_Aim_
From the records below, extract only the lines running from the line with "Write a component" to the line with "const headerLines = ['per", both lines included, reproducing them exactly.

_Material supplied_
-- -- --

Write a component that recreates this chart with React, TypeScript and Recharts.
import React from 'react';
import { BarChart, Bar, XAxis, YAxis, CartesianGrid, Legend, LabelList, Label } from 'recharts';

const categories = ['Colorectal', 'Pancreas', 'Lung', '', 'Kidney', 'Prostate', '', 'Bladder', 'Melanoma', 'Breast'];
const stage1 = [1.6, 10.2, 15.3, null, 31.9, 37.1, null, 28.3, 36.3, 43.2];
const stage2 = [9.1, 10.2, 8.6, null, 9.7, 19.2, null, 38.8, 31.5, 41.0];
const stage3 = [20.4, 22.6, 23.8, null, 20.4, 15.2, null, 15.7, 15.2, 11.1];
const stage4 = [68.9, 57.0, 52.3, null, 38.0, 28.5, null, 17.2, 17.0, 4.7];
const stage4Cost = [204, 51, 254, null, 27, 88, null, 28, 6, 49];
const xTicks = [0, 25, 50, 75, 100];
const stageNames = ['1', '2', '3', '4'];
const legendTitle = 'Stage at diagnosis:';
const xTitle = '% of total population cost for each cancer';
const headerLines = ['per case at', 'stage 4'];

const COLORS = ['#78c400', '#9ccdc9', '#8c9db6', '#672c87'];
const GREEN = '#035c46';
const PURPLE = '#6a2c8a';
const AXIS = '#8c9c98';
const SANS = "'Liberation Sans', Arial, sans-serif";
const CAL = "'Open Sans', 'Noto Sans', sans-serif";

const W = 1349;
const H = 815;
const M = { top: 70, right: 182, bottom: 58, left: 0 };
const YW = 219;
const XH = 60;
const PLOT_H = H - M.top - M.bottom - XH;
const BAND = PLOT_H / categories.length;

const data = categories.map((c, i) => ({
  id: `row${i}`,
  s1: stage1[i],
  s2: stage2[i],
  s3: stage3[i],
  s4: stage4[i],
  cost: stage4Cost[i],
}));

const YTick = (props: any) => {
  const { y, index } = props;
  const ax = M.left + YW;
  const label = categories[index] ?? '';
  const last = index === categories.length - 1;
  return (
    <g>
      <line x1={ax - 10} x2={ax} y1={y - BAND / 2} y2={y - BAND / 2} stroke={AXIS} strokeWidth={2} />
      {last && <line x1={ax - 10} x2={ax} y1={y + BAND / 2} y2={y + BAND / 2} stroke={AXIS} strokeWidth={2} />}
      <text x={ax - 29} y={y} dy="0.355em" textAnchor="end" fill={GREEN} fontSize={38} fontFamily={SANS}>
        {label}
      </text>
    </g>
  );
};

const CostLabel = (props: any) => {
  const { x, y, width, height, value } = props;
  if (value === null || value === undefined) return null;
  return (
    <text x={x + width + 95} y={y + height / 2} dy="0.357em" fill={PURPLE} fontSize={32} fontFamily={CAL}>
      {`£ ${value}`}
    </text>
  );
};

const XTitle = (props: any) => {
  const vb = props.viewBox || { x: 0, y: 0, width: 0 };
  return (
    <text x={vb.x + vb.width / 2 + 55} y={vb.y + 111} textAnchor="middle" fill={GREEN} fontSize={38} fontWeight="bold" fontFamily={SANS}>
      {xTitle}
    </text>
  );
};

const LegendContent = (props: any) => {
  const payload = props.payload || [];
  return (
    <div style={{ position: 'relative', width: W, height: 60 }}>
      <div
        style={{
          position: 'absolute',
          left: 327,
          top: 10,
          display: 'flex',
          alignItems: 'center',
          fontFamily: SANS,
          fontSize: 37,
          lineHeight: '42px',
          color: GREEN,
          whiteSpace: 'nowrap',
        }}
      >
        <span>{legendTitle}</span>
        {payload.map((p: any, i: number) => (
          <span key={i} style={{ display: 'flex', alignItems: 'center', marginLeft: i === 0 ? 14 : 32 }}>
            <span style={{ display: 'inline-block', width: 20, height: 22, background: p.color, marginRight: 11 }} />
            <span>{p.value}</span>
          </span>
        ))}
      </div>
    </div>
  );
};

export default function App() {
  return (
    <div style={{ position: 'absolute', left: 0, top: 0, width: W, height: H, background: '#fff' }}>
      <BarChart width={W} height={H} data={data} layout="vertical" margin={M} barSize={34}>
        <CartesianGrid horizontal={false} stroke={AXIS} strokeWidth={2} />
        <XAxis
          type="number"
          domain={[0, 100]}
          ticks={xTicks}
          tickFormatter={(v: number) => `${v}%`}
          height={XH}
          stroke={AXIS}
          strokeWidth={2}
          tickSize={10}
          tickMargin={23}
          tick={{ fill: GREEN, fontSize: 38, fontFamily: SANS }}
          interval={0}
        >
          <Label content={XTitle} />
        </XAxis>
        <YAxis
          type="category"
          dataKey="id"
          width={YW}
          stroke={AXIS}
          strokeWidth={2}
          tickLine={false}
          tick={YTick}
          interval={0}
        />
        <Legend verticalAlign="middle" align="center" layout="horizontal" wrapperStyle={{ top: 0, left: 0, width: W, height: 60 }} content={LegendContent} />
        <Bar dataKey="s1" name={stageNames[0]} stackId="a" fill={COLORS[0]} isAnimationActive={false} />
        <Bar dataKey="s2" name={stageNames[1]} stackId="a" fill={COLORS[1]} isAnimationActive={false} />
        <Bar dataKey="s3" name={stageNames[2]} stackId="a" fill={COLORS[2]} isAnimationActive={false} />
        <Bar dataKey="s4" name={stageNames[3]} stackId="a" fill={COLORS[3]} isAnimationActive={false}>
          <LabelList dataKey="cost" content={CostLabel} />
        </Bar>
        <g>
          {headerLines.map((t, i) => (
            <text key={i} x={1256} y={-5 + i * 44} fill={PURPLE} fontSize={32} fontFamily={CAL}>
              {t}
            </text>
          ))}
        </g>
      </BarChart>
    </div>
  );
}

-- -- --

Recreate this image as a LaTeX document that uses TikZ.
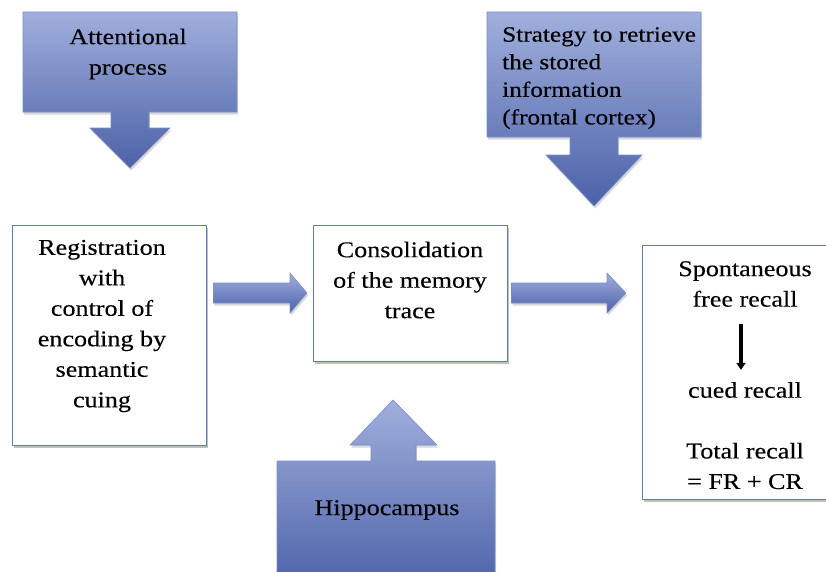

-- -- --

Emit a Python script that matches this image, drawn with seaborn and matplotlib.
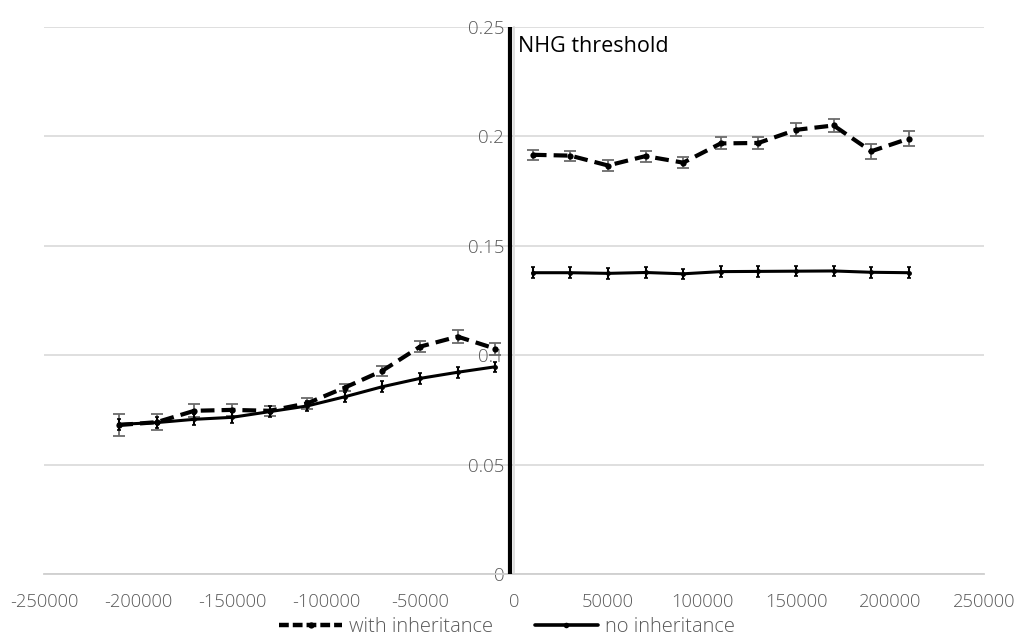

-- -- --

_Right answer_
Write a component that recreates this chart with React, TypeScript and Recharts.
import React from 'react';
import { BarChart, Bar, XAxis, YAxis, CartesianGrid, Legend, LabelList, Label } from 'recharts';

const categories = ['Colorectal', 'Pancreas', 'Lung', '', 'Kidney', 'Prostate', '', 'Bladder', 'Melanoma', 'Breast'];
const stage1 = [1.6, 10.2, 15.3, null, 31.9, 37.1, null, 28.3, 36.3, 43.2];
const stage2 = [9.1, 10.2, 8.6, null, 9.7, 19.2, null, 38.8, 31.5, 41.0];
const stage3 = [20.4, 22.6, 23.8, null, 20.4, 15.2, null, 15.7, 15.2, 11.1];
const stage4 = [68.9, 57.0, 52.3, null, 38.0, 28.5, null, 17.2, 17.0, 4.7];
const stage4Cost = [204, 51, 254, null, 27, 88, null, 28, 6, 49];
const xTicks = [0, 25, 50, 75, 100];
const stageNames = ['1', '2', '3', '4'];
const legendTitle = 'Stage at diagnosis:';
const xTitle = '% of total population cost for each cancer';
const headerLines = ['per case at', 'stage 4'];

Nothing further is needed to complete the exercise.